The word MUSGRAVE is still painted in faded green across the roof, large enough to read from a passing aircraft, which was once the point. For travellers grinding north up the Peninsula Developmental Road, the high-set timber building with the mango tree out front means fuel, a cold drink, and the first roof in a hundred kilometres. It is the Musgrave Roadhouse now. But this corrugated-iron building was once a link in a thin copper thread that ran more than five hundred kilometres up the spine of Cape York Peninsula, and of the seven stations built to keep that thread alive, it is the only one left standing.
In the 1880s, Queensland decided to run a telegraph line to the very tip of the continent. The Cape York Telegraph Line was surveyed in 1883 and pushed north from Laura toward Thursday Island in the Torres Strait, one of the outstanding feats of the colony's communications era. The first 200-mile section, Laura to Mein, was finished in October 1886; a further 192 miles to Paterson followed in 1887. The line itself was almost absurdly simple for the distance it covered: a single galvanised-iron wire strung along the apex of steel poles imported from England.
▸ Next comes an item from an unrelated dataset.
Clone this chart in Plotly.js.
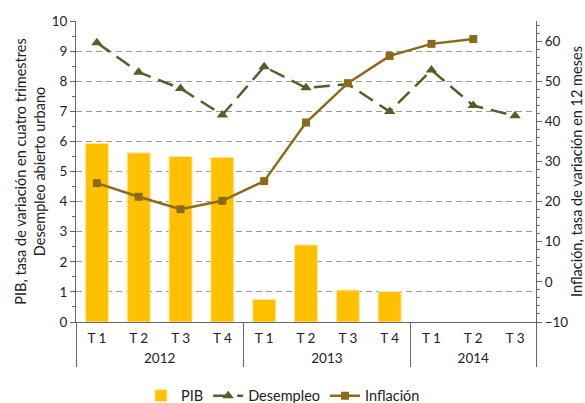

Through it, isolated camps and missions on the peninsula could suddenly reach Cooktown and the southern capitals in minutes instead of weeks. It tied the far north into Brisbane's reach, carried messages toward British New Guinea and the Torres Strait, and in time was judged vital to the colony's defence.
Between 1884 and 1887 the colonial government erected seven near-identical timber telegraph offices along the route, pre-cut in Brisbane and assembled on site at Fairview, Musgrave, Coen, Mein, Moreton, McDonnell, and Paterson. Musgrave, named for the serving governor Sir Anthony Musgrave, opened on 23 December 1886. These were not ordinary post offices. They were designed for a frontier in which the colonists expected armed conflict with the Aboriginal people whose land the line crossed, and the design said so plainly: sliding shutters over the verandah windows, the living quarters set behind an internal verandah, the building raised high on stumps, a corrugated-iron fence around the yard, and gun posts at two diagonal corners. The chamfered northeast corner of the surviving verandah still marks where one of those gun posts stood. Years later, when the colonists no longer feared attack, the posts were turned into bathrooms or pulled down, the architecture of a frontier quietly repurposed once the frontier had moved on.
Like every remote station, Musgrave kept its own dead close. Two graves lie near the great mango tree that now serves as the roadhouse's entrance marker. One belongs to Sam Thompson, the lineman in charge here, killed in a fall from a horse around the turn of 1918 into 1919 and buried beneath the tree. Nearby, in an unmarked patch of raised gravel, lies Billy Beirne, a mail contractor and pack-horseman who retired to Musgrave and died there. Both were local identities, the kind of men who made a remote line work by knowing every mile of it. The mango tree and the graves are themselves listed as heritage, small human anchors in an enormous, empty landscape.
The telegraph era ended quietly. On 22 June 1929 the offices at Musgrave, Mein, and McDonnell were closed, the operators withdrawn, and the buildings sold off. Musgrave stayed where it stood and became a station homestead, then the roadhouse it is today, halfway between Cairns and Weipa and 136 kilometres north of Laura. Every other office on the Cape York line has been demolished. Musgrave alone remains, the single surviving witness to the wire that first connected the top of Australia, its route still legible in the long red line of the Peninsula Developmental Road that now follows much the same path the poles once did.
Musgrave Telegraph Station sits at 14.783 degrees south, 143.485 degrees east, deep in central Cape York Peninsula on the Peninsula Developmental Road at the Lilyvale Road junction, roughly 136 km north of Laura and about halfway between Cairns and Weipa. From the air it is a tiny cluster of buildings beside the unmistakable straight cut of the peninsula road, with a cleared strip alongside that doubles as an airstrip; the MUSGRAVE name on the roof is a navigation aid in itself. The station has its own airstrip, and the nearest sizeable airfields are at Coen (ICAO YCOE) to the north and, far to the south, Cairns (YBCS). This is genuinely remote country with minimal services; fly it in the dry season, May to October, when the unsealed roads and airstrips are usable and the wet-season storms have cleared.